>>>

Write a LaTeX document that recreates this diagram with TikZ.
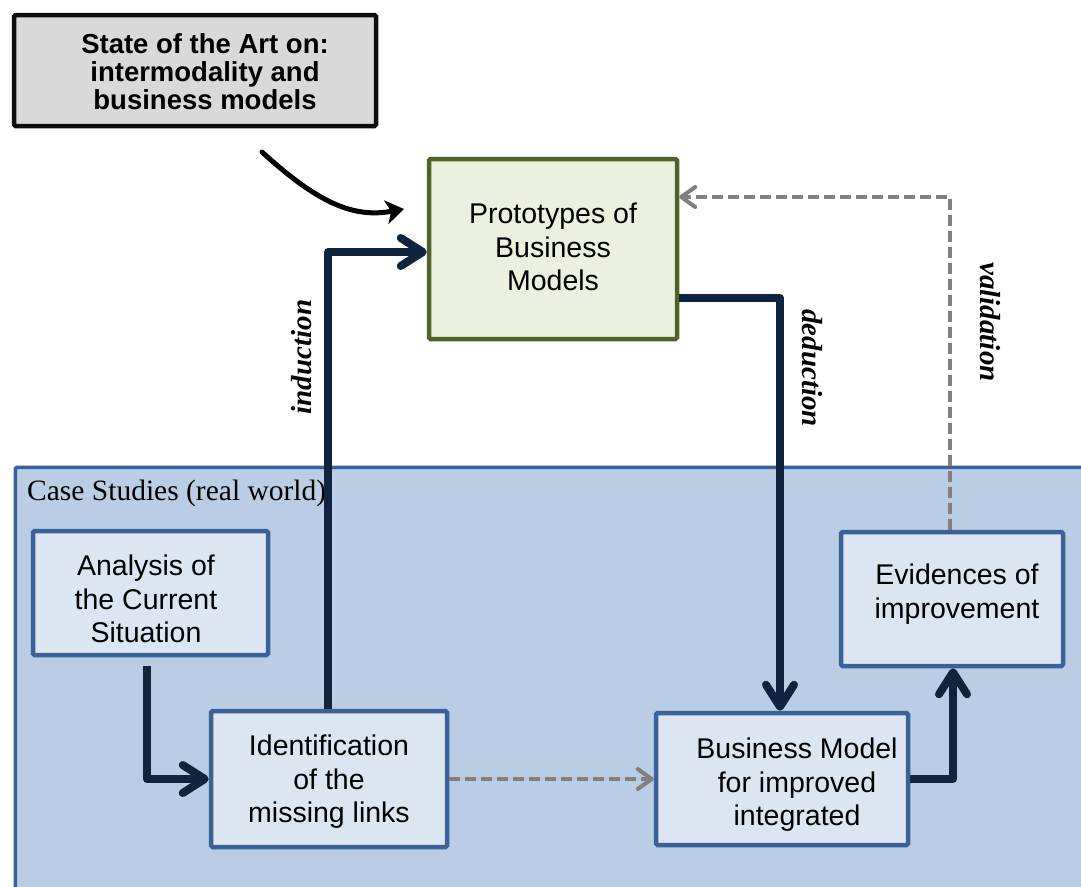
\documentclass[tikz,border=0pt]{standalone}
\usepackage{fontspec}
\setmainfont{Liberation Sans}
\newfontfamily\seriffont{Liberation Serif}
\usetikzlibrary{arrows.meta}
\definecolor{navy}{HTML}{10243E}
\definecolor{dgray}{HTML}{808080}
\definecolor{stategray}{HTML}{D9D9D9}
\definecolor{protofill}{HTML}{EBF1DE}
\definecolor{protoline}{HTML}{4F6228}
\definecolor{casefill}{HTML}{B9CDE5}
\definecolor{caseline}{HTML}{3B6296}
\definecolor{boxfill}{HTML}{DCE6F2}
\tikzset{
  bluebox/.style={draw=caseline, fill=boxfill, line width=4.5pt, rounded corners=1.5pt, inner sep=0pt},
  boxtext/.style={align=center, inner sep=0pt, font=\fontsize{28.5}{33.5}\selectfont},
  navyarrow/.style={draw=navy, line width=8pt, line join=round,
    -{Straight Barb[length=22pt,width=28pt,line cap=round,line join=round]}},
  grayarrow/.style={draw=dgray, line width=4pt, dash pattern=on 11pt off 5pt,
    -{Straight Barb[length=14pt,width=20pt,line cap=round,line join=round,sep=0pt]}},
  sidelabel/.style={font=\seriffont\bfseries\itshape\fontsize{29}{32}\selectfont, inner sep=0pt}
}
\begin{document}
\begin{tikzpicture}[x=1pt,y=-1pt]
\clip (0,0) rectangle (1081,886);
\fill[white] (0,0) rectangle (1081,886);
% case studies region
\node[draw=caseline, fill=casefill, line width=3.5pt, rounded corners=1.5pt, inner sep=0pt,
  minimum width=1090pt, minimum height=440pt, anchor=north west] (case) at (13.5,465.5) {};
\node[anchor=west, inner sep=0pt, font=\seriffont\fontsize{29.5}{32}\selectfont] (caselbl) at (27,493) {Case Studies (real world)};
% state of the art
\node[draw=black!95, fill=stategray, line width=4.5pt, rounded corners=1.5pt, inner sep=0pt,
  minimum width=362pt, minimum height=111pt] (state) at (195,70.5) {};
\node[align=center, inner sep=0pt, font=\bfseries\fontsize{27.5}{28}\selectfont] (statet) at (205,72) {State of the Art on:\\intermodality and\\business models};
% prototypes
\node[draw=protoline, fill=protofill, line width=4.5pt, rounded corners=1.5pt, inner sep=0pt,
  minimum width=248pt, minimum height=180pt] (proto) at (553,249) {};
\node[boxtext] (protot) at (553,247) {Prototypes of\\Business\\Models};
% inner boxes
\node[bluebox, minimum width=235pt, minimum height=124pt] (anal) at (150.5,593) {};
\node[boxtext] (analt) at (146,599) {Analysis of\\the Current\\Situation};
\node[bluebox, minimum width=236pt, minimum height=136pt] (ident) at (329,779) {};
\node[boxtext] (identt) at (329,782) {Identification\\of the\\missing links};
\node[bluebox, minimum width=252pt, minimum height=132pt] (bm) at (782,779) {};
\node[boxtext] (bmt) at (797,785) {Business Model\\for improved\\integrated};
\node[bluebox, minimum width=222pt, minimum height=134pt] (evid) at (952,599) {};
\node[boxtext] (evidt) at (957,594) {Evidences of\\improvement};
% coordinates for free end of curved arrow
\coordinate (curvestart) at (262,152);
\coordinate (curveend) at (404,209);
\draw[line width=5pt, line cap=round, -{Stealth[length=18pt,width=24pt,inset=5pt]}]
  (curvestart) .. controls (320,205) and (355,218) .. (curveend);
% navy arrows
\draw[navyarrow] ([yshift=-9pt]anal.south -| 147,0) |- (ident.west);
\draw[navyarrow] (ident.north -| 328,0) |- ([yshift=-3pt]proto.west);
\draw[navyarrow] ([yshift=-49pt]proto.east) -| (bm.north -| 780,0);
\draw[navyarrow] (bm.east) -| (evid.south -| 953,0);
% gray dashed arrows
\draw[grayarrow] (ident.east) -- (bm.west);
\draw[grayarrow] (evid.north -| 950,0) |- ([yshift=52pt]proto.east);
% labels
\node[sidelabel, rotate=90] (ind) at (302,357) {induction};
\node[sidelabel, rotate=-90] (ded) at (812,368) {deduction};
\node[sidelabel, rotate=-90] (val) at (990,322) {validation};
\end{tikzpicture}
\end{document}
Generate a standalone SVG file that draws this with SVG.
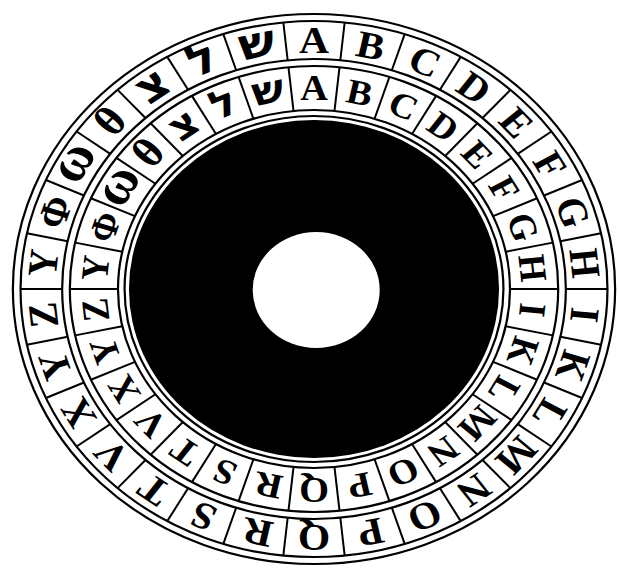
<svg xmlns="http://www.w3.org/2000/svg" width="619" height="569" viewBox="0 0 619 569">
<style>
.ring{fill:none;stroke:#000;stroke-width:2.2;vector-effect:non-scaling-stroke}
.dv{stroke:#000;stroke-width:2;vector-effect:non-scaling-stroke}
.o{font-family:"Liberation Serif","DejaVu Serif",serif;font-size:38px;font-weight:bold;text-anchor:middle;fill:#000}
.i{font-family:"Liberation Serif","DejaVu Serif",serif;font-size:35px;font-weight:bold;text-anchor:middle;fill:#000}
.h{font-family:"DejaVu Sans","Liberation Sans",sans-serif;font-weight:bold}
.o.h{font-size:44px}
.i.h{font-size:39px}
.w{font-size:52px}
.t{font-size:42px}
</style>
<defs>
<line id="dvo" class="dv" x1="0" y1="-268" x2="0" y2="-230"/>
<line id="dvi" class="dv" x1="0" y1="-223" x2="0" y2="-179"/>
</defs>
<rect width="619" height="569" fill="#fff"/>
<g transform="translate(314,289) scale(1.095,1)">
<g id="disk">
<circle class="ring" r="275"/>
<circle class="ring" r="268"/>
<circle class="ring" r="230"/>
<circle class="ring" r="223"/>
<circle class="ring" r="179"/>
<circle class="ring" r="173"/>
<circle r="169" fill="#000"/>
<circle cx="2" cy="1" r="58" fill="#fff"/>
</g>
<g id="connectors">
<use href="#dvo" transform="rotate(6)"/><use href="#dvo" transform="rotate(18)"/><use href="#dvo" transform="rotate(30)"/><use href="#dvo" transform="rotate(42)"/><use href="#dvo" transform="rotate(54)"/><use href="#dvo" transform="rotate(66)"/><use href="#dvo" transform="rotate(78)"/><use href="#dvo" transform="rotate(90)"/><use href="#dvo" transform="rotate(102)"/><use href="#dvo" transform="rotate(114)"/><use href="#dvo" transform="rotate(126)"/><use href="#dvo" transform="rotate(138)"/><use href="#dvo" transform="rotate(150)"/><use href="#dvo" transform="rotate(162)"/><use href="#dvo" transform="rotate(174)"/><use href="#dvo" transform="rotate(186)"/><use href="#dvo" transform="rotate(198)"/><use href="#dvo" transform="rotate(210)"/><use href="#dvo" transform="rotate(222)"/><use href="#dvo" transform="rotate(234)"/><use href="#dvo" transform="rotate(246)"/><use href="#dvo" transform="rotate(258)"/><use href="#dvo" transform="rotate(270)"/><use href="#dvo" transform="rotate(282)"/><use href="#dvo" transform="rotate(294)"/><use href="#dvo" transform="rotate(306)"/><use href="#dvo" transform="rotate(318)"/><use href="#dvo" transform="rotate(330)"/><use href="#dvo" transform="rotate(342)"/><use href="#dvo" transform="rotate(354)"/>
<use href="#dvi" transform="rotate(6)"/><use href="#dvi" transform="rotate(18)"/><use href="#dvi" transform="rotate(30)"/><use href="#dvi" transform="rotate(42)"/><use href="#dvi" transform="rotate(54)"/><use href="#dvi" transform="rotate(66)"/><use href="#dvi" transform="rotate(78)"/><use href="#dvi" transform="rotate(90)"/><use href="#dvi" transform="rotate(102)"/><use href="#dvi" transform="rotate(114)"/><use href="#dvi" transform="rotate(126)"/><use href="#dvi" transform="rotate(138)"/><use href="#dvi" transform="rotate(150)"/><use href="#dvi" transform="rotate(162)"/><use href="#dvi" transform="rotate(174)"/><use href="#dvi" transform="rotate(186)"/><use href="#dvi" transform="rotate(198)"/><use href="#dvi" transform="rotate(210)"/><use href="#dvi" transform="rotate(222)"/><use href="#dvi" transform="rotate(234)"/><use href="#dvi" transform="rotate(246)"/><use href="#dvi" transform="rotate(258)"/><use href="#dvi" transform="rotate(270)"/><use href="#dvi" transform="rotate(282)"/><use href="#dvi" transform="rotate(294)"/><use href="#dvi" transform="rotate(306)"/><use href="#dvi" transform="rotate(318)"/><use href="#dvi" transform="rotate(330)"/><use href="#dvi" transform="rotate(342)"/><use href="#dvi" transform="rotate(354)"/>
</g>
<g id="outer-ring">
<text class="o" y="-236" transform="rotate(0)">A</text>
<text class="o" y="-236" transform="rotate(12)">B</text>
<text class="o" y="-236" transform="rotate(24)">C</text>
<text class="o" y="-236" transform="rotate(36)">D</text>
<text class="o" y="-236" transform="rotate(48)">E</text>
<text class="o" y="-236" transform="rotate(60)">F</text>
<text class="o" y="-236" transform="rotate(72)">G</text>
<text class="o" y="-236" transform="rotate(84)">H</text>
<text class="o" y="-236" transform="rotate(96)">I</text>
<text class="o" y="-236" transform="rotate(108)">K</text>
<text class="o" y="-236" transform="rotate(120)">L</text>
<text class="o" y="-236" transform="rotate(132)">M</text>
<text class="o" y="-236" transform="rotate(144)">N</text>
<text class="o" y="-236" transform="rotate(156)">O</text>
<text class="o" y="-236" transform="rotate(168)">P</text>
<text class="o" y="-236" transform="rotate(180)">Q</text>
<text class="o" y="-236" transform="rotate(192)">R</text>
<text class="o" y="-236" transform="rotate(204)">S</text>
<text class="o" y="-236" transform="rotate(216)">T</text>
<text class="o" y="-236" transform="rotate(228)">V</text>
<text class="o" y="-236" transform="rotate(240)">X</text>
<text class="o" y="-236" transform="rotate(252)">Y</text>
<text class="o" y="-236" transform="rotate(264)">Z</text>
<text class="o" y="-236" transform="rotate(276)">Υ</text>
<text class="o" y="-236" transform="rotate(288)">Φ</text>
<text class="o w" y="-239" transform="rotate(300)">ω</text>
<text class="o t" y="-237" transform="rotate(312)">θ</text>
<text class="o h" y="-237" transform="rotate(324)">צ</text>
<text class="o h" y="-237" transform="rotate(336)">ל</text>
<text class="o h" y="-237" transform="rotate(348)">ש</text>
</g>
<g id="inner-ring">
<text class="i" y="-189" transform="rotate(0)">A</text>
<text class="i" y="-189" transform="rotate(12)">B</text>
<text class="i" y="-189" transform="rotate(24)">C</text>
<text class="i" y="-189" transform="rotate(36)">D</text>
<text class="i" y="-189" transform="rotate(48)">E</text>
<text class="i" y="-189" transform="rotate(60)">F</text>
<text class="i" y="-189" transform="rotate(72)">G</text>
<text class="i" y="-189" transform="rotate(84)">H</text>
<text class="i" y="-189" transform="rotate(96)">I</text>
<text class="i" y="-189" transform="rotate(108)">K</text>
<text class="i" y="-189" transform="rotate(120)">L</text>
<text class="i" y="-189" transform="rotate(132)">M</text>
<text class="i" y="-189" transform="rotate(144)">N</text>
<text class="i" y="-189" transform="rotate(156)">O</text>
<text class="i" y="-189" transform="rotate(168)">P</text>
<text class="i" y="-189" transform="rotate(180)">Q</text>
<text class="i" y="-189" transform="rotate(192)">R</text>
<text class="i" y="-189" transform="rotate(204)">S</text>
<text class="i" y="-189" transform="rotate(216)">T</text>
<text class="i" y="-189" transform="rotate(228)">V</text>
<text class="i" y="-189" transform="rotate(240)">X</text>
<text class="i" y="-189" transform="rotate(252)">Y</text>
<text class="i" y="-189" transform="rotate(264)">Z</text>
<text class="i" y="-189" transform="rotate(276)">Υ</text>
<text class="i" y="-189" transform="rotate(288)">Φ</text>
<text class="i w" y="-192" transform="rotate(300)">ω</text>
<text class="i t" y="-190" transform="rotate(312)">θ</text>
<text class="i h" y="-190" transform="rotate(324)">צ</text>
<text class="i h" y="-190" transform="rotate(336)">ל</text>
<text class="i h" y="-190" transform="rotate(348)">ש</text>
</g>
</g>
</svg>
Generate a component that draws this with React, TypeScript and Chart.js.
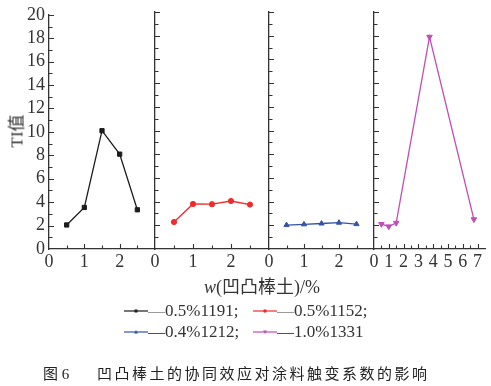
import React, { useEffect, useRef } from "react";
import { Chart, registerables } from "chart.js";
Chart.register(...registerables);

// ---------- data ----------
const SERIES_NAMES = ["0.5%1191", "0.5%1152", "0.4%1212", "1.0%1331"];
const X1 = [0.5, 1, 1.5, 2, 2.5];
const Y1 = [2.05, 3.55, 10.1, 8.1, 3.35];
const X2 = [0.5, 1, 1.5, 2, 2.5];
const Y2 = [2.28, 3.8, 3.78, 4.05, 3.75];
const X3 = [0.5, 1, 1.5, 2, 2.5];
const Y3 = [2.02, 2.08, 2.15, 2.22, 2.1];
const X4 = [0.5, 1, 1.5, 3.75, 6.75];
const Y4 = [2.1, 1.9, 2.2, 17.9, 2.5];
const XS = [X1, X2, X3, X4];
const YS = [Y1, Y2, Y3, Y4];

const X_MAX = [3, 3, 3, 7.5];
const X_LABELS = [
  [0, 1, 2],
  [0, 1, 2],
  [0, 1, 2],
  [0, 1, 2, 3, 4, 5, 6, 7],
];
const X_TICKMARKS = [
  [0.5, 1, 1.5, 2, 2.5],
  [0.5, 1, 1.5, 2, 2.5],
  [0.5, 1, 1.5, 2, 2.5],
  [0.5, 1, 1.5, 2, 2.5, 3, 3.5, 4, 4.5, 5, 5.5, 6, 6.5, 7],
];
const Y_MIN = 0;
const Y_MAX = 20;
const Y_STEP = 2;
const Y_TICKMARKS = [1, 2, 3, 4, 5, 6, 7, 8, 9, 10, 11, 12, 13, 14, 15, 16, 17, 18, 19, 20];

const Y_TITLE = "TI值";
const X_TITLE_ITALIC = "w";
const X_TITLE_REST = "(凹凸棒土)/%";
const CAPTION_NUM = "图 6";
const CAPTION_TEXT = "凹凸棒土的协同效应对涂料触变系数的影响";

// ---------- styles ----------
const W = 491;
const H = 386;
const PANEL_LEFT = [49, 155, 269, 374];
const PANEL_RIGHT = [155, 269, 374, 485];
const PLOT_TOP = 12;
const PLOT_BOTTOM = 249;
const COLORS = ["#1c1c1c", "#ef2b2b", "#3553a8", "#c24cb9"];
const POINT_STYLES = ["rect", "circle", "triangle", "triangle"];
const POINT_ROT = [0, 0, 0, 180];
const POINT_R = [3, 2.6, 3, 3.2];
const AXIS = "#333333";
const SERIF = "'Liberation Serif', 'Times New Roman', serif";
const CJK = "'Liberation Serif', 'Noto Sans CJK SC', sans-serif";

const inTicks = {
  id: "inTicks",
  afterDraw(chart: any, _args: any, opts: any) {
    const { ctx, chartArea } = chart;
    const xs = chart.scales.x;
    const ys = chart.scales.y;
    ctx.save();
    ctx.strokeStyle = AXIS;
    ctx.lineWidth = 1.1;
    ctx.beginPath();
    for (const v of opts.xTicks as number[]) {
      const px = Math.round(xs.getPixelForValue(v)) + 0.5;
      const len = Number.isInteger(v) ? 5 : 3.5;
      ctx.moveTo(px, chartArea.bottom);
      ctx.lineTo(px, chartArea.bottom - len);
    }
    for (const v of Y_TICKMARKS) {
      const py = Math.round(ys.getPixelForValue(v)) + 0.5;
      const len = v % 2 === 0 ? 5 : 3.5;
      ctx.moveTo(chartArea.left, py);
      ctx.lineTo(chartArea.left + len, py);
    }
    ctx.stroke();
    ctx.restore();
  },
};

function PanelChart({ idx }: { idx: number }) {
  const ref = useRef<HTMLCanvasElement>(null);
  useEffect(() => {
    const left = PANEL_LEFT[idx];
    const right = PANEL_RIGHT[idx];
    const yW = idx === 0 ? 49 : 2;
    const tickFont = { family: SERIF, size: 18 };
    const chart = new Chart(ref.current as HTMLCanvasElement, {
      type: "line",
      data: {
        datasets: [
          {
            label: SERIES_NAMES[idx],
            data: XS[idx].map((x, i) => ({ x, y: YS[idx][i] })),
            borderColor: COLORS[idx],
            backgroundColor: COLORS[idx],
            pointBackgroundColor: COLORS[idx],
            pointBorderColor: COLORS[idx],
            pointStyle: POINT_STYLES[idx] as any,
            pointRotation: POINT_ROT[idx],
            pointRadius: POINT_R[idx],
            pointBorderWidth: 1,
            borderWidth: 1.3,
            tension: 0,
            fill: false,
          },
        ],
      },
      options: {
        responsive: false,
        animation: false,
        events: [],
        layout: { padding: { left: left - yW, right: W - right, top: PLOT_TOP, bottom: 0 } },
        plugins: {
          legend: { display: false },
          tooltip: { enabled: false },
          inTicks: { xTicks: X_TICKMARKS[idx] },
        } as any,
        scales: {
          x: {
            type: "linear",
            min: 0,
            max: X_MAX[idx],
            grid: { display: false, drawTicks: false },
            border: { display: true, color: AXIS, width: 1.3 },
            ticks: { font: tickFont, color: "#333", padding: 2, autoSkip: false, maxRotation: 0 },
            afterBuildTicks: (s: any) => {
              s.ticks = X_LABELS[idx].map((v) => ({ value: v }));
            },
            afterFit: (s: any) => {
              s.height = H - PLOT_BOTTOM;
            },
          },
          y: {
            type: "linear",
            min: Y_MIN,
            max: Y_MAX,
            grid: { display: false, drawTicks: false },
            border: { display: true, color: AXIS, width: 1.3 },
            ticks: {
              display: idx === 0,
              stepSize: Y_STEP,
              autoSkip: false,
              font: tickFont,
              color: "#333",
              padding: 4,
            },
            afterFit: (s: any) => {
              s.width = yW;
            },
          },
        },
      } as any,
      plugins: [inTicks as any],
    });
    return () => chart.destroy();
  }, [idx]);
  return (
    <canvas
      ref={ref}
      width={W}
      height={H}
      style={{ position: "absolute", left: 0, top: 0, width: W, height: H }}
    />
  );
}

function LegendMarker({ idx }: { idx: number }) {
  const c = COLORS[idx];
  let m: any = null;
  if (idx === 0) m = <rect x={10.5} y={3.5} width={3} height={3} fill={c} />;
  else if (idx === 1) m = <circle cx={12} cy={5} r={1.8} fill={c} />;
  else if (idx === 2) m = <polygon points="12,3 14,6.5 10,6.5" fill={c} />;
  else m = <polygon points="12,7 14,3.5 10,3.5" fill={c} />;
  return (
    <svg width={24} height={10} style={{ display: "inline-block", verticalAlign: "middle" }}>
      <line x1={0} y1={5} x2={24} y2={5} stroke={c} strokeWidth={1.2} />
      {m}
    </svg>
  );
}

const LEG_X = [124, 253];
const LEG_Y = [311, 332];

export default function App() {
  return (
    <div style={{ position: "absolute", left: 0, top: 0, width: W, height: H, background: "#fff", overflow: "hidden" }}>
      {[0, 1, 2, 3].map((i) => (
        <PanelChart key={i} idx={i} />
      ))}
      <div
        style={{
          position: "absolute",
          left: 15,
          top: 131,
          transform: "translate(-50%, -50%) rotate(-90deg)",
          whiteSpace: "nowrap",
          fontFamily: CJK,
          fontSize: 17,
          color: "#333",
        }}
      >
        {Y_TITLE}
      </div>
      <div
        style={{
          position: "absolute",
          left: 262,
          top: 285,
          transform: "translate(-50%, -50%)",
          whiteSpace: "nowrap",
          fontFamily: CJK,
          fontSize: 18,
          color: "#333",
        }}
      >
        <span style={{ fontStyle: "italic", fontFamily: SERIF }}>{X_TITLE_ITALIC}</span>
        {X_TITLE_REST}
      </div>
      {SERIES_NAMES.map((name, i) => {
        const col = i % 2;
        const row = Math.floor(i / 2);
        return (
          <div
            key={name + i}
            style={{
              position: "absolute",
              left: LEG_X[col],
              top: LEG_Y[row],
              transform: "translateY(-50%)",
              whiteSpace: "nowrap",
              fontFamily: SERIF,
              fontSize: 17,
              color: "#333",
              lineHeight: "18px",
              display: "flex",
              alignItems: "center",
            }}
          >
            <LegendMarker idx={i} />
            <span style={{ color: row === 0 ? "#8a8a8a" : "#333" }}>—</span>
            <span>{name + (i < SERIES_NAMES.length - 1 ? ";" : "")}</span>
          </div>
        );
      })}
      <div
        style={{
          position: "absolute",
          left: 43,
          top: 372,
          transform: "translateY(-50%)",
          whiteSpace: "nowrap",
          fontFamily: CJK,
          fontSize: 15,
          color: "#222",
        }}
      >
        {CAPTION_NUM}
      </div>
      <div
        style={{
          position: "absolute",
          left: 97,
          top: 372,
          transform: "translateY(-50%)",
          whiteSpace: "nowrap",
          fontFamily: "'Noto Sans CJK SC', sans-serif",
          fontSize: 15,
          letterSpacing: 2.5,
          color: "#222",
        }}
      >
        {CAPTION_TEXT}
      </div>
    </div>
  );
}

<<<

TASK TO CARRY OUT: Look through the material above. Copy each line where the word "this" appears.

SOLUTION BELOW:
Write a LaTeX document that recreates this diagram with TikZ.
Generate a standalone SVG file that draws this with SVG.
Generate a component that draws this with React, TypeScript and Chart.js.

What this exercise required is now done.